A female National Guard soldier is set to graduate and don the coveted Green Beret at the end of the month. SOFREP has learned that she passed Robin Sage, a unique Unconventional Warfare exercise and the culminating event in the Special Forces Qualification Course (SFQC), earlier this week.
She will be the first woman to have successfully completed a Special Operations pipeline and join and an operational team since President Obama opened all jobs within the military to women. This marks a significant milestone for women across the force.

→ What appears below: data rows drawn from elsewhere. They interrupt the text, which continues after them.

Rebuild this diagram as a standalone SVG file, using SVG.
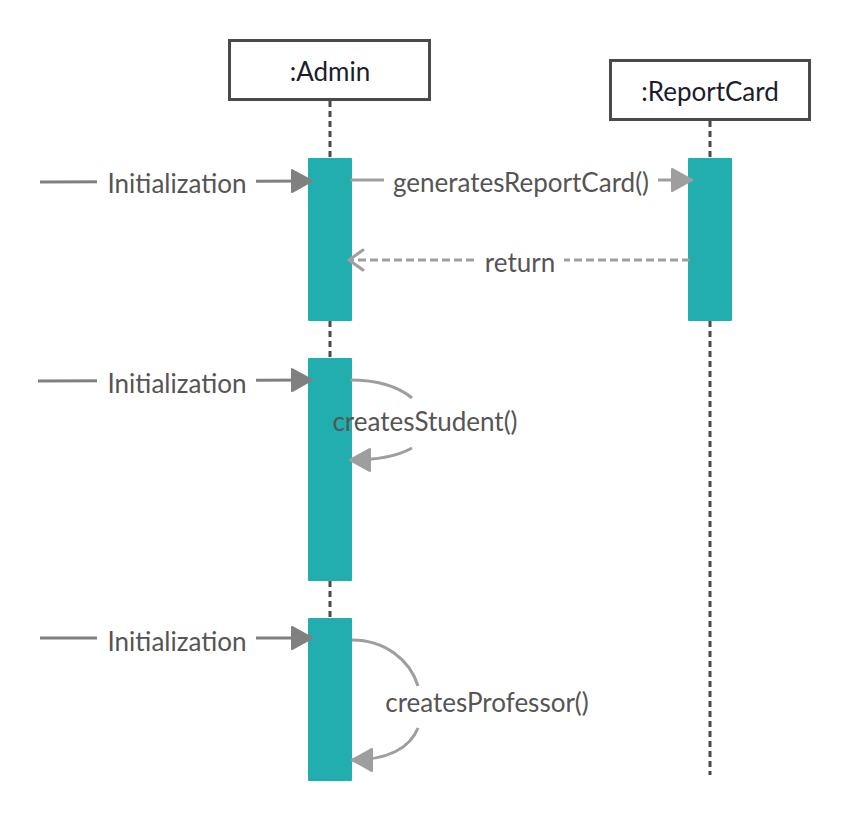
<svg xmlns="http://www.w3.org/2000/svg" width="850" height="820" viewBox="0 0 850 820">
<style>
.box{fill:#fff;stroke:#4a4a4a;stroke-width:3}
.title{font-family:Lato,"Liberation Sans",sans-serif;font-size:26px;fill:#1c1c2e;text-anchor:middle}
.life{stroke:#4a4a4a;stroke-width:3;stroke-dasharray:6,4;fill:none}
.act{fill:#22aeaf}
.lbl{font-family:Lato,"Liberation Sans",sans-serif;font-size:26px;fill:#555;text-anchor:middle}
.init{stroke:#808080;stroke-width:3;fill:none}
.msg{stroke:#9e9e9e;stroke-width:3;fill:none}
.ret{stroke:#9e9e9e;stroke-width:3;fill:none;stroke-dasharray:8,4}
.bg{fill:#fff}
</style>
<defs>
<marker id="ah-init" markerWidth="26" markerHeight="28" refX="22" refY="13" orient="auto" markerUnits="userSpaceOnUse">
<path d="M2,2 L22,13 L2,24 Z" fill="#808080" stroke="#808080" stroke-width="2" stroke-linejoin="round"/>
</marker>
<marker id="ah-msg" markerWidth="26" markerHeight="28" refX="22" refY="13" orient="auto" markerUnits="userSpaceOnUse">
<path d="M2,2 L22,13 L2,24 Z" fill="#9e9e9e" stroke="#9e9e9e" stroke-width="2" stroke-linejoin="round"/>
</marker>
<marker id="ah-open" markerWidth="26" markerHeight="28" refX="18" refY="13" orient="auto" markerUnits="userSpaceOnUse">
<path d="M4,3 L18,13 L4,23" fill="none" stroke="#9e9e9e" stroke-width="3" stroke-linecap="round" stroke-linejoin="round"/>
</marker>
</defs>

<g id="lifelines">
<line class="life" x1="330" y1="101" x2="330" y2="780"/>
<line class="life" x1="710" y1="121" x2="710" y2="775"/>
</g>

<g id="admin">
<rect class="box" x="229.5" y="40.5" width="200" height="59"/>
<text class="title" x="330" y="81">:Admin</text>
</g>
<g id="reportcard">
<rect class="box" x="610.5" y="60.5" width="199" height="59"/>
<text class="title" x="710" y="101">:ReportCard</text>
</g>

<g id="activations">
<rect class="act" x="308" y="158" width="44" height="163" rx="1"/>
<rect class="act" x="688" y="158" width="44" height="163" rx="1"/>
<rect class="act" x="308" y="358" width="44" height="223" rx="1"/>
<rect class="act" x="308" y="618" width="44" height="163" rx="1"/>
</g>

<g id="connectors">
<line class="init" x1="40" y1="182" x2="312" y2="181" marker-end="url(#ah-init)"/>
<rect class="bg" x="97" y="164" width="159" height="38"/>
<text class="lbl" x="177" y="193">Initialization</text>

<line class="init" x1="38" y1="381" x2="312" y2="380" marker-end="url(#ah-init)"/>
<rect class="bg" x="97" y="363" width="159" height="38"/>
<text class="lbl" x="177" y="393">Initialization</text>

<line class="init" x1="40" y1="638" x2="312" y2="638" marker-end="url(#ah-init)"/>
<rect class="bg" x="97" y="620" width="159" height="38"/>
<text class="lbl" x="177" y="651">Initialization</text>

<line class="msg" x1="350" y1="180" x2="692" y2="180" marker-end="url(#ah-msg)"/>
<rect class="bg" x="384" y="162" width="274" height="38"/>
<text class="lbl" x="521" y="192">generatesReportCard()</text>

<line class="ret" x1="690" y1="260" x2="349" y2="260" marker-end="url(#ah-open)"/>
<rect class="bg" x="476" y="242" width="88" height="38"/>
<text class="lbl" x="520" y="272">return</text>

<path class="msg" d="M350,380 C380,380 400,388 412,398"/>
<path class="msg" d="M412,448 C398,456 380,460 350,460" marker-end="url(#ah-msg)"/>
<text class="lbl" x="425" y="431">createsStudent()</text>

<path class="msg" d="M352,640 C385,640 410,660 418,686"/>
<path class="msg" d="M418,728 C410,748 388,760 352,760" marker-end="url(#ah-msg)"/>
<text class="lbl" x="487" y="712">createsProfessor()</text>
</g>
</svg>
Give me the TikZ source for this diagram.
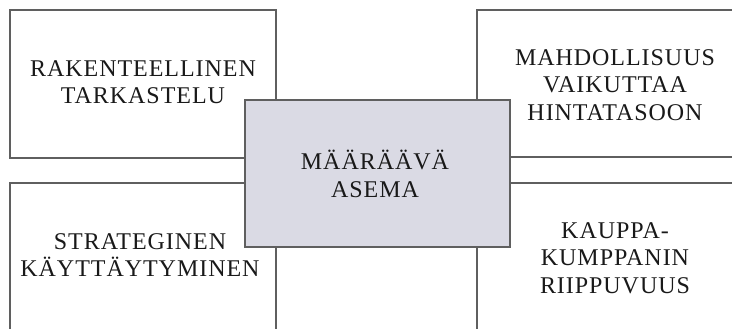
\documentclass[tikz,border=0pt]{standalone}
\usepackage{fontspec}
\setmainfont[LetterSpace=4]{Liberation Serif}
\usepackage{tikz}

\definecolor{boxgray}{RGB}{218,218,228}
\definecolor{linegray}{RGB}{95,95,95}

\begin{document}
\begin{tikzpicture}[x=1pt, y=-1pt,
  box/.style={draw=linegray, line width=1.1pt},
  caps/.style={align=center, text=black!90, font=\fontsize{24}{27.5}\selectfont}]
\clip (0,0) rectangle (732,329);

\draw[box]  (10,10) rectangle (276,158);
\draw[box]  (477,10) rectangle (760,157);
\draw[box]  (10,183) rectangle (276,345);
\draw[box]  (477,183) rectangle (760,345);

\draw[box, fill=boxgray]  (245,100) rectangle (510,247);

\node[caps] (rak) at (143,82) {RAKENTEELLINEN\\TARKASTELU};
\node[caps] (mah) at (615,85) {MAHDOLLISUUS\\VAIKUTTAA\\HINTATASOON};
\node[caps] (maa) at (375,174) {MÄÄRÄÄVÄ\\ASEMA};
\node[caps] (str) at (140,255) {STRATEGINEN\\KÄYTTÄYTYMINEN};
\node[caps] (kau) at (615,258) {KAUPPA-\\KUMPPANIN\\RIIPPUVUUS};

\end{tikzpicture}
\end{document}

The graduation at the end of the month will definitely not be typical. Because of this historic milestone, graduation will be held in a closed hangar to conceal her identity. And for personal security reasons, SOFREP is withholding her identity. A Special Forces Engineer Sergeant (18C) with the 3rd Battalion, 20th Special Forces Group, the female soldier has big hopes of going active duty. However, her welcome may not be as warm as she may like.
Just over five feet tall, her walking into a Special Operational Detachment Alpha (ODA) team room will not be high fives and handshakes: Culture takes time to adapt to change. There are plenty of older generations still within the Regiment that believe there is no place for a woman on a team. However, newer graduates accept it, if the woman can pass the same standards. So did the new graduate pass with the same standards? All reports indicate yes. She did, however, have her fair of challenges, recycling at least one phase.
While this is an incredible feat, she may not be the first. Captain Kathleen Wilder became the first woman to be eligible for the Army’s Special Forces in the 1980s (the selection was somewhat different back then). Captain Wilder attended the Officers Special Forces Course at Fort Bragg but was told just before graduation that she had failed a field exercise and could not be a candidate for the military’s premier Unconventional Warfare unit. She filed a complaint of gender discrimination. Brigadier General F. Cecil Adams, who investigated it, determined that she had been wrongly denied graduation. In a letter, the then-commanding officer of the United States Army Training and Doctrine Command (TRADOC), General Donn Albert Starry, awarded her the Special Forces identification code.
Additionally, in the 1970s, Specialist Katie McBrayer, an intelligence analyst, had served in an operational role with Blue Light, a Special Forces counterterrorism element existing before the creation of Delta Force. She had not graduated from the Q Course, however.
Delta Force and other Tier 1 units have been recruiting women for a variety of roles for decades. So what took the SF Regiment so long? Well for one, combat fields were previously closed to females. However at Group, since 2016, women have been working at the Battalion level. So these days, to walk around Battalion and see women is a very normal thing. And they could be serving right beside the male operators while deployed as mechanics, SOT-As, intel, and now as actual operators themselves. So watch out Fort Bragg, you soon may see this woman wearing a long tab.
Editor’s Note: This article has been updated to reflect that Captain Wilder did indeed graduate the old officer version of the Q course and was Special Force qualified. Cpt Wilder, furthermore, was authorized to wear the Special Forces tab once it was introduced in 1983.